If you want to be persuaded of the role that storytelling can play in helping us reimagine our shared futures then this book will do it.  It's my book of the year. 

Theories on system change don't normally come in the form of fiction. Which is why I was so excited to come across The Ministry for the Future in my local library. It's a compelling work of near-term science fiction which sets out to tackle the serious question of what would need to happen for us to actually be able to prevent climate breakdown.  

It doesn't matter where you live or what you do: if you are a business person, a policy wonk, an economist, a physicist, a geo-engineer, a digital guru, an activist, a president, a landowner or a refugee or a person who just likes to read books, you will find a storyline in here that you can relate to and be inspired by.  

Science fiction explores the art of the possible.
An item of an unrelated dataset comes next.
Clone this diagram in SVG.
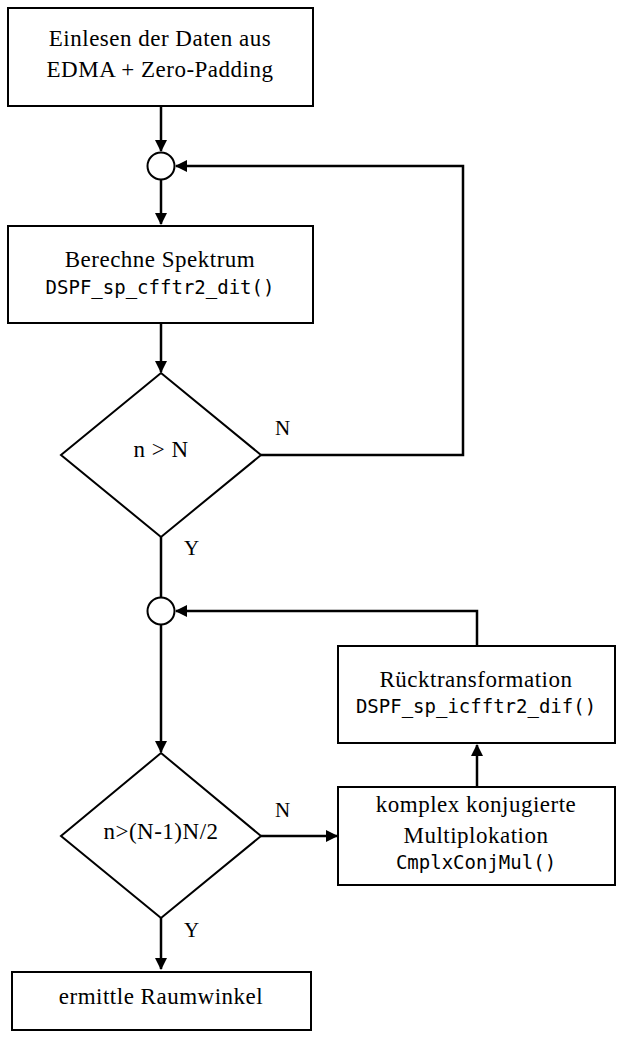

In this novel, Kim Stanley Robinson role-plays the interactions of a series of plausible solutions that are already on the table across a vast array of domains, from politics to finance, blockchain, social & digital technology, culture wars, religion, geo-engineering, security, energy and movement of people. 

The story is long. There are twists and turns, unintended consequences, surprising heroes; terrible setbacks and unexpected breakthroughs. The path forward is not easy. There are some wonderful women who make all the difference.  It's not solved by the Global North. It's gripping, humane, global in scope and ultimately hopeful. 

One of the keystone ideas is the eventual transformation of the global financial system through the carbon coin (based on Delton Chen's Carbon Reward). As the economist Kate Raworth says in this fascinating interview with both Delton & Stan that "Stan and Delton are doing a phenomenal service to the world by coming up with a very powerful proposal and putting it in a major work of fiction so that we see the possibility of something far more ambitious.....so that central bankers can see themselves as heroes."  

I once heard Alistair Campbell describe how he looks carefully at the books in the bookshelves behind politicians when they are interviewed. If he can see fiction then he knows that there is a person who is willing to use their imagination to bear on the leadership decisions they make.  What stories are you reading to help you make good decisions in the context you find yourself in? 

All of which takes me back to my local library, where I found this book. I think of libraries like strips of wildflower meadow left unmown on a verge. They are a critical part of our survival system. Places of biodiversity of thought and unexpected finds.  Places away from the tyranny of algorithms where you might just find the next story we all need.